Quote all of the data that follows exactly as written, skipping the images.
+++
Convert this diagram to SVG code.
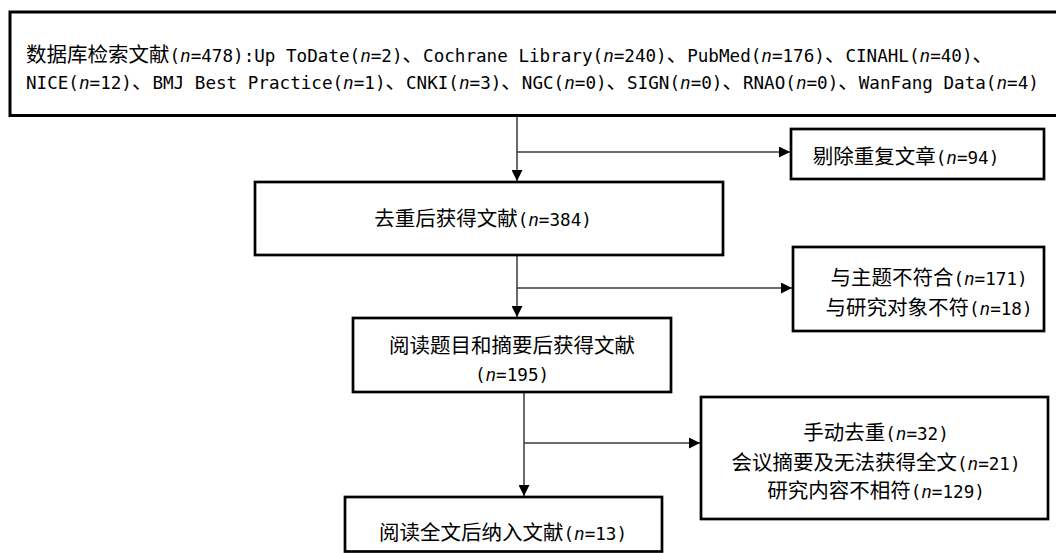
<svg xmlns="http://www.w3.org/2000/svg" width="1056" height="553" viewBox="0 0 1056 553">
<defs>
<style>
.box{fill:#fff;stroke:#000;stroke-width:2.7}
.t{font-family:"DejaVu Sans Mono","Noto Sans CJK SC",monospace;font-size:17.6px;fill:#000}
.c{font-family:"Noto Sans CJK SC",sans-serif;font-size:20.5px}
.i{font-style:italic}
.m{text-anchor:middle}
.ln{stroke:#3a3a3a;stroke-width:1.5;fill:none;marker-end:url(#ah)}
.br{stroke:#3a3a3a;stroke-width:1.5;fill:none}
</style>
<marker id="ah" markerUnits="userSpaceOnUse" viewBox="0 0 10 10" markerWidth="11" markerHeight="11" refX="10" refY="5" orient="auto">
<path d="M0,0 L10,5 L0,10 z" fill="#000"/>
</marker>
</defs>
<rect width="1056" height="553" fill="#fff"/>

<g id="connectors">
<line class="br" x1="517" y1="116" x2="517" y2="152"/>
<line class="ln" x1="517" y1="152" x2="517" y2="181"/>
<line class="ln" x1="517" y1="152" x2="790" y2="152"/>
<line class="br" x1="517" y1="256" x2="517" y2="288"/>
<line class="ln" x1="517" y1="288" x2="517" y2="317"/>
<line class="ln" x1="517" y1="288" x2="792" y2="288"/>
<line class="br" x1="524" y1="393" x2="524" y2="443"/>
<line class="ln" x1="524" y1="443" x2="524" y2="496"/>
<line class="ln" x1="524" y1="443" x2="700" y2="443"/>
</g>

<g id="search">
<rect x="10" y="12" width="1060" height="103.5" style="fill:#fff;stroke:#000;stroke-width:3"/>
<text class="t" x="26" y="62"><tspan class="c">数据库检索文献</tspan>(<tspan class="i">n</tspan>=478):Up ToDate(<tspan class="i">n</tspan>=2)<tspan class="c">、</tspan>Cochrane Library(<tspan class="i">n</tspan>=240)<tspan class="c">、</tspan>PubMed(<tspan class="i">n</tspan>=176)<tspan class="c">、</tspan>CINAHL(<tspan class="i">n</tspan>=40)<tspan class="c">、</tspan></text>
<text class="t" x="26" y="89">NICE(<tspan class="i">n</tspan>=12)<tspan class="c">、</tspan>BMJ Best Practice(<tspan class="i">n</tspan>=1)<tspan class="c">、</tspan>CNKI(<tspan class="i">n</tspan>=3)<tspan class="c">、</tspan>NGC(<tspan class="i">n</tspan>=0)<tspan class="c">、</tspan>SIGN(<tspan class="i">n</tspan>=0)<tspan class="c">、</tspan>RNAO(<tspan class="i">n</tspan>=0)<tspan class="c">、</tspan>WanFang Data(<tspan class="i">n</tspan>=4)</text>
</g>

<g id="dup">
<rect class="box" x="791" y="129" width="253" height="50"/>
<text class="t m" x="906" y="164"><tspan class="c">剔除重复文章</tspan>(<tspan class="i">n</tspan>=94)</text>
</g>

<g id="dedup">
<rect class="box" x="255" y="182" width="468" height="73"/>
<text class="t m" x="483" y="226"><tspan class="c">去重后获得文献</tspan>(<tspan class="i">n</tspan>=384)</text>
</g>

<g id="excl1">
<rect class="box" x="793" y="247" width="251" height="84"/>
<text class="t m" x="929" y="285"><tspan class="c">与主题不符合</tspan>(<tspan class="i">n</tspan>=171)</text>
<text class="t m" x="929" y="315"><tspan class="c">与研究对象不符</tspan>(<tspan class="i">n</tspan>=18)</text>
</g>

<g id="screen">
<rect class="box" x="353" y="318" width="318" height="74"/>
<text class="t m" x="512" y="353"><tspan class="c">阅读题目和摘要后获得文献</tspan></text>
<text class="t m" x="512" y="381">(<tspan class="i">n</tspan>=195)</text>
</g>

<g id="excl2">
<rect class="box" x="701" y="397" width="347" height="122"/>
<text class="t m" x="876" y="440"><tspan class="c">手动去重</tspan>(<tspan class="i">n</tspan>=32)</text>
<text class="t m" x="876" y="470"><tspan class="c">会议摘要及无法获得全文</tspan>(<tspan class="i">n</tspan>=21)</text>
<text class="t m" x="876" y="498"><tspan class="c">研究内容不相符</tspan>(<tspan class="i">n</tspan>=129)</text>
</g>

<g id="included">
<rect class="box" x="345" y="497" width="317" height="54.5"/>
<text class="t m" x="503" y="540"><tspan class="c">阅读全文后纳入文献</tspan>(<tspan class="i">n</tspan>=13)</text>
</g>
</svg>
+++
**ANSWER TO THE TASK**:
Convert this diagram to SVG code.
<svg xmlns="http://www.w3.org/2000/svg" width="1056" height="553" viewBox="0 0 1056 553">
<defs>
<style>
.box{fill:#fff;stroke:#000;stroke-width:2.7}
.t{font-family:"DejaVu Sans Mono","Noto Sans CJK SC",monospace;font-size:17.6px;fill:#000}
.c{font-family:"Noto Sans CJK SC",sans-serif;font-size:20.5px}
.i{font-style:italic}
.m{text-anchor:middle}
.ln{stroke:#3a3a3a;stroke-width:1.5;fill:none;marker-end:url(#ah)}
.br{stroke:#3a3a3a;stroke-width:1.5;fill:none}
</style>
<marker id="ah" markerUnits="userSpaceOnUse" viewBox="0 0 10 10" markerWidth="11" markerHeight="11" refX="10" refY="5" orient="auto">
<path d="M0,0 L10,5 L0,10 z" fill="#000"/>
</marker>
</defs>
<rect width="1056" height="553" fill="#fff"/>

<g id="connectors">
<line class="br" x1="517" y1="116" x2="517" y2="152"/>
<line class="ln" x1="517" y1="152" x2="517" y2="181"/>
<line class="ln" x1="517" y1="152" x2="790" y2="152"/>
<line class="br" x1="517" y1="256" x2="517" y2="288"/>
<line class="ln" x1="517" y1="288" x2="517" y2="317"/>
<line class="ln" x1="517" y1="288" x2="792" y2="288"/>
<line class="br" x1="524" y1="393" x2="524" y2="443"/>
<line class="ln" x1="524" y1="443" x2="524" y2="496"/>
<line class="ln" x1="524" y1="443" x2="700" y2="443"/>
</g>

<g id="search">
<rect x="10" y="12" width="1060" height="103.5" style="fill:#fff;stroke:#000;stroke-width:3"/>
<text class="t" x="26" y="62"><tspan class="c">数据库检索文献</tspan>(<tspan class="i">n</tspan>=478):Up ToDate(<tspan class="i">n</tspan>=2)<tspan class="c">、</tspan>Cochrane Library(<tspan class="i">n</tspan>=240)<tspan class="c">、</tspan>PubMed(<tspan class="i">n</tspan>=176)<tspan class="c">、</tspan>CINAHL(<tspan class="i">n</tspan>=40)<tspan class="c">、</tspan></text>
<text class="t" x="26" y="89">NICE(<tspan class="i">n</tspan>=12)<tspan class="c">、</tspan>BMJ Best Practice(<tspan class="i">n</tspan>=1)<tspan class="c">、</tspan>CNKI(<tspan class="i">n</tspan>=3)<tspan class="c">、</tspan>NGC(<tspan class="i">n</tspan>=0)<tspan class="c">、</tspan>SIGN(<tspan class="i">n</tspan>=0)<tspan class="c">、</tspan>RNAO(<tspan class="i">n</tspan>=0)<tspan class="c">、</tspan>WanFang Data(<tspan class="i">n</tspan>=4)</text>
</g>

<g id="dup">
<rect class="box" x="791" y="129" width="253" height="50"/>
<text class="t m" x="906" y="164"><tspan class="c">剔除重复文章</tspan>(<tspan class="i">n</tspan>=94)</text>
</g>

<g id="dedup">
<rect class="box" x="255" y="182" width="468" height="73"/>
<text class="t m" x="483" y="226"><tspan class="c">去重后获得文献</tspan>(<tspan class="i">n</tspan>=384)</text>
</g>

<g id="excl1">
<rect class="box" x="793" y="247" width="251" height="84"/>
<text class="t m" x="929" y="285"><tspan class="c">与主题不符合</tspan>(<tspan class="i">n</tspan>=171)</text>
<text class="t m" x="929" y="315"><tspan class="c">与研究对象不符</tspan>(<tspan class="i">n</tspan>=18)</text>
</g>

<g id="screen">
<rect class="box" x="353" y="318" width="318" height="74"/>
<text class="t m" x="512" y="353"><tspan class="c">阅读题目和摘要后获得文献</tspan></text>
<text class="t m" x="512" y="381">(<tspan class="i">n</tspan>=195)</text>
</g>

<g id="excl2">
<rect class="box" x="701" y="397" width="347" height="122"/>
<text class="t m" x="876" y="440"><tspan class="c">手动去重</tspan>(<tspan class="i">n</tspan>=32)</text>
<text class="t m" x="876" y="470"><tspan class="c">会议摘要及无法获得全文</tspan>(<tspan class="i">n</tspan>=21)</text>
<text class="t m" x="876" y="498"><tspan class="c">研究内容不相符</tspan>(<tspan class="i">n</tspan>=129)</text>
</g>

<g id="included">
<rect class="box" x="345" y="497" width="317" height="54.5"/>
<text class="t m" x="503" y="540"><tspan class="c">阅读全文后纳入文献</tspan>(<tspan class="i">n</tspan>=13)</text>
</g>
</svg>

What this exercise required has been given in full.